Oggi però gli Usa appaiono in una posizione negoziale debole…
«È vero, ma le ultime decisioni prese da Bush mirano a ribaltare questa percezione. Quando boccia il piano Baker, annuncia l'invio di altri ventimila soldati a Bagdad e vara un piano per imbrigliare le milizie estremiste sciite in Irak, la Casa Bianca lancia un messaggio preciso agli iraniani. Dimostra che l'attuale situazione può essere rovesciata, nonostante quasi quattro anni di attentati. Lo scopo finale non è di riconquistare l'Irak, ma di avviare un dialogo con Teheran su basi più forti».
Ma l'annunciata caccia alle brigate del leader sciita Moqtada Al Sadr non rischia di far precipitare la situazione?
«No, perché le altre fazioni sciite irachene vogliono limitare il potere destabilizzante di queste milizie e appoggiano l'America. Idem, ovviamente, i sunniti. È in corso una partita a scacchi. Gli iraniani sono stati scaltri nel 2006: hanno dimostrato che la morte di Zarqawi era ininfluente e hanno rifiutato la trattativa con gli Usa, speculando che, dopo la sconfitta dei repubblicani al Congresso, l'esercito statunitense si sarebbe ritirato. Ora capiscono l’errore e devono decidere: rischiare la paralisi con gli Usa o cambiare linea per evitare di sprecare quanto ottenuto finora? Non sono affatto stupidi e opteranno per la seconda opzione».

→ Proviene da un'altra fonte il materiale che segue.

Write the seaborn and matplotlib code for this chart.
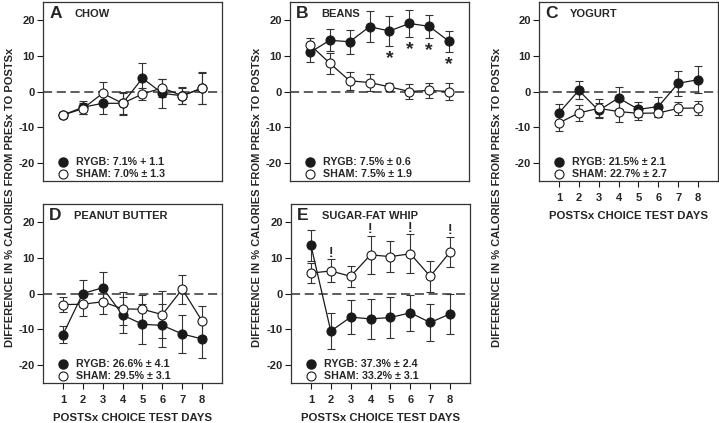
import pandas as pd
import matplotlib.pyplot as plt
import seaborn as sns

sns.set_style("ticks")
plt.rcParams['font.family'] = ['Liberation Sans', 'DejaVu Sans']
plt.rcParams['font.weight'] = 'bold'
plt.rcParams['axes.labelweight'] = 'bold'
plt.rcParams['axes.unicode_minus'] = False

days = [1, 2, 3, 4, 5, 6, 7, 8]
ylabel = "DIFFERENCE IN % CALORIES FROM PRESx TO POSTSx"
xlabel = "POSTSx CHOICE TEST DAYS"

# A - chow
chow_rygb = [-6.6, -4.4, -3.3, -3.3, 3.7, -0.5, -1.2, 0.9]
chow_rygb_sem = [0.8, 1.8, 3.0, 3.0, 4.3, 4.0, 2.4, 4.4]
chow_sham = [-6.6, -4.8, -0.5, -3.3, -0.7, 1.0, -1.2, 1.0]
chow_sham_sem = [0.8, 1.5, 3.2, 3.2, 1.8, 2.6, 2.2, 4.5]

# B - beans
beans_rygb = [10.9, 14.3, 13.9, 18.1, 16.9, 19.0, 18.2, 14.0]
beans_rygb_sem = [2.7, 3.1, 3.4, 4.3, 4.2, 3.8, 3.2, 2.9]
beans_sham = [13.1, 7.9, 3.0, 2.5, 1.3, 0.0, 0.3, 0.0]
beans_sham_sem = [1.8, 2.9, 2.5, 2.3, 1.2, 2.1, 2.0, 2.4]
beans_stars = [5, 6, 7, 8]

# C - yogurt
yog_rygb = [-6.0, 0.3, -5.3, -1.8, -5.0, -4.2, 2.3, 3.3]
yog_rygb_sem = [2.4, 2.5, 2.0, 3.0, 2.0, 2.8, 3.5, 3.8]
yog_sham = [-8.8, -6.0, -4.7, -5.6, -6.1, -6.0, -4.7, -4.6]
yog_sham_sem = [2.3, 2.3, 2.5, 3.0, 2.0, 1.2, 1.8, 2.0]

# D - peanut butter
pb_rygb = [-11.5, 0.0, 1.6, -6.0, -8.6, -8.9, -11.3, -12.7]
pb_rygb_sem = [2.3, 3.9, 4.5, 5.0, 5.6, 6.0, 5.3, 5.3]
pb_sham = [-3.1, -3.0, -2.3, -4.3, -4.4, -5.9, 1.2, -7.7]
pb_sham_sem = [2.1, 3.4, 3.3, 4.6, 3.9, 6.5, 4.0, 4.2]

# E - sugar-fat whip
sfw_rygb = [13.5, -10.5, -6.6, -7.1, -6.7, -5.4, -8.1, -5.7]
sfw_rygb_sem = [4.3, 5.0, 4.8, 5.7, 5.8, 5.0, 5.1, 5.5]
sfw_sham = [5.7, 6.3, 4.8, 10.8, 10.3, 11.1, 4.8, 11.6]
sfw_sham_sem = [2.9, 3.2, 3.0, 5.3, 4.4, 5.4, 4.4, 4.2]
sfw_bangs = [2, 4, 6, 8]

panels = [
    dict(letter="A", title="CHOW", rygb=chow_rygb, rygb_sem=chow_rygb_sem,
         sham=chow_sham, sham_sem=chow_sham_sem,
         leg=("RYGB: 7.1% + 1.1", "SHAM: 7.0% \u00b1 1.3"),
         rect=[43, 2], xt=False),
    dict(letter="B", title="BEANS", rygb=beans_rygb, rygb_sem=beans_rygb_sem,
         sham=beans_sham, sham_sem=beans_sham_sem,
         leg=("RYGB: 7.5% \u00b1 0.6", "SHAM: 7.5% \u00b1 1.9"),
         rect=[290, 2], xt=False),
    dict(letter="C", title="YOGURT", rygb=yog_rygb, rygb_sem=yog_rygb_sem,
         sham=yog_sham, sham_sem=yog_sham_sem,
         leg=("RYGB: 21.5% \u00b1 2.1", "SHAM: 22.7% \u00b1 2.7"),
         rect=[539, 2], xt=True),
    dict(letter="D", title="PEANUT BUTTER", rygb=pb_rygb, rygb_sem=pb_rygb_sem,
         sham=pb_sham, sham_sem=pb_sham_sem,
         leg=("RYGB: 26.6% \u00b1 4.1", "SHAM: 29.5% \u00b1 3.1"),
         rect=[43, 204], xt=True),
    dict(letter="E", title="SUGAR-FAT WHIP", rygb=sfw_rygb, rygb_sem=sfw_rygb_sem,
         sham=sfw_sham, sham_sem=sfw_sham_sem,
         leg=("RYGB: 37.3% \u00b1 2.4", "SHAM: 33.2% \u00b1 3.1"),
         rect=[291, 204], xt=True),
]

W, H = 719, 423
fig = plt.figure(figsize=(W / 100, H / 100), dpi=100)
ink = "#1a1a1a"

axes = {}
for p in panels:
    x0, top = p["rect"]
    ax = fig.add_axes([x0 / W, 1 - (top + 179) / H, 179 / W, 179 / H])
    axes[p["letter"]] = ax
    df = pd.DataFrame({"day": days * 2,
                       "value": p["rygb"] + p["sham"],
                       "group": ["RYGB"] * 8 + ["SHAM"] * 8})
    ax.axhline(0, color="#333333", lw=1.1, ls=(0, (6, 3)), zorder=1)
    ax.errorbar(days, p["rygb"], yerr=p["rygb_sem"], fmt="none", ecolor="#333333",
                elinewidth=0.8, capsize=3.2, capthick=0.8, zorder=2)
    ax.errorbar(days, p["sham"], yerr=p["sham_sem"], fmt="none", ecolor="#333333",
                elinewidth=0.8, capsize=3.2, capthick=0.8, zorder=2)
    sns.lineplot(data=df[df.group == "RYGB"], x="day", y="value", ax=ax,
                 color=ink, lw=0.9, marker="o", markersize=6.5,
                 markerfacecolor=ink, markeredgecolor=ink, markeredgewidth=0.8,
                 errorbar=None, zorder=3)
    sns.lineplot(data=df[df.group == "SHAM"], x="day", y="value", ax=ax,
                 color=ink, lw=0.9, marker="o", markersize=6.5,
                 markerfacecolor="white", markeredgecolor=ink, markeredgewidth=0.8,
                 errorbar=None, zorder=4)
    ax.set_xlim(0, 9)
    ax.set_ylim(-25, 25)
    ax.set_yticks([-20, -10, 0, 10, 20])
    ax.set_xticks(days)
    ax.tick_params(axis="both", labelsize=8, length=4, width=0.8, pad=2, color=ink)
    if p["xt"]:
        ax.set_xlabel(xlabel, fontsize=8.2, fontweight="bold", labelpad=6)
        ax.tick_params(axis="x", pad=4.5)
    else:
        ax.tick_params(axis="x", length=0, labelbottom=False)
        ax.set_xlabel("")
    ax.set_ylabel("")
    for s in ax.spines.values():
        s.set_color("#333333")
        s.set_linewidth(0.9)
    ax.text(0.035, 0.975, p["letter"], transform=ax.transAxes, fontsize=12.5,
            fontweight="bold", va="top", ha="left")
    ax.text(0.175, 0.962, p["title"], transform=ax.transAxes, fontsize=8,
            fontweight="bold", va="top", ha="left")
    # legend as text rows
    ax.plot([0.11], [0.108], transform=ax.transAxes, marker="o", ms=6.5,
            mfc=ink, mec=ink, ls="none", clip_on=False)
    ax.plot([0.11], [0.04], transform=ax.transAxes, marker="o", ms=6.5,
            mfc="white", mec=ink, mew=0.8, ls="none", clip_on=False)
    ax.text(0.185, 0.108, p["leg"][0], transform=ax.transAxes, fontsize=7.7,
            fontweight="bold", va="center", ha="left")
    ax.text(0.185, 0.04, p["leg"][1], transform=ax.transAxes, fontsize=7.7,
            fontweight="bold", va="center", ha="left")

# significance marks
axB = axes["B"]
for d in beans_stars:
    i = d - 1
    axB.text(d, beans_rygb[i] - beans_rygb_sem[i] - 3.6, "*", fontsize=14,
             fontweight="bold", ha="center", va="center")
axE = axes["E"]
for d in sfw_bangs:
    i = d - 1
    axE.text(d, sfw_sham[i] + sfw_sham_sem[i] + 1.9, "!", fontsize=10,
             fontweight="bold", ha="center", va="center")

for x in [10, 257, 497]:
    fig.text(x / W, 1 - 197 / H, ylabel, rotation=90, fontsize=8,
             fontweight="bold", ha="center", va="center")

fig.savefig("out.png", dpi=100)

Eppure a Washington i democratici osteggiano i piani di Bush...
«Il loro obiettivo è di indebolire i repubblicani in vista delle elezioni del 2008 e dunque rendono la vita dura a Bush. Ma al contempo sanno che lasciare l'Irak equivarrebbe a una vittoria di Al Qaida e degli estremisti, che sarebbero incoraggiati a esportare la violenza in altre parti del mondo. In cuor loro sanno che questo piano è nell'interesse del Paese e alla fine lo appoggeranno».
Considerati i gravi errori commessi da Bush negli ultimi anni c'è però da chiedersi se un piano del genere possa funzionare...
«L'amministrazione sta rettificano la sua linea politica, con ripercussioni in tutto il Medio Oriente. Sono stati commessi errori in passato? Certo, ma ora tutti guardano al futuro. E Condoleezza Rice è riuscita a cementare l'alleanza con i principali Paesi sunniti della regione. Ora l'esigenza è di arginare l'Iran. E gli arabi sono con noi».
Teheran ha due grandi nemici: Israele e l'Arabia saudita. È possibile un'alleanza tra questi due Paesi?
«Contatti segreti sono già in corso. Israele sarebbe pronta a uscire allo scoperto, ma Riad non può permetterselo perché la società saudita non capirebbe. Si proseguirà su questa strada: cooperazione informale senza annunci pubblici».
È verosimile l'ipotesi di un raid israeliano?
«No, perché la situazione politica interna è caotica e, soprattutto, perché gli israeliani sono rassicurati dall'atteggiamento degli americani e degli arabi. Gerusalemme non ha fretta, ma certo non rinuncerà a esercitare pressioni; si spiegano così le notizie su possibili raid fatte filtrare ad arte sulla stampa europea».
Ma come la mettiamo con il nucleare?
«A Teheran il quadro politico sta cambiando. I radicali hanno perso le elezioni amministrative e quelle del consiglio dei saggi. Il presidente iraniano Ahmadinejahd è sempre più criticato, mentre leader pragmatici come Rafsanjani guadagnano influenza e dunque anche la questione nucleare sarà gestita in modo diverso».
E se il piano fallisce?
«Non può fallire.

Gli iraniani vogliono stabilizzare l'Irak e contare di più nella regione; gli Usa vogliono mantenere l'influenza nel Golfo. Gli uni possono bloccare gli altri, reciprocamente. L'accordo è nell'interesse di entrambi».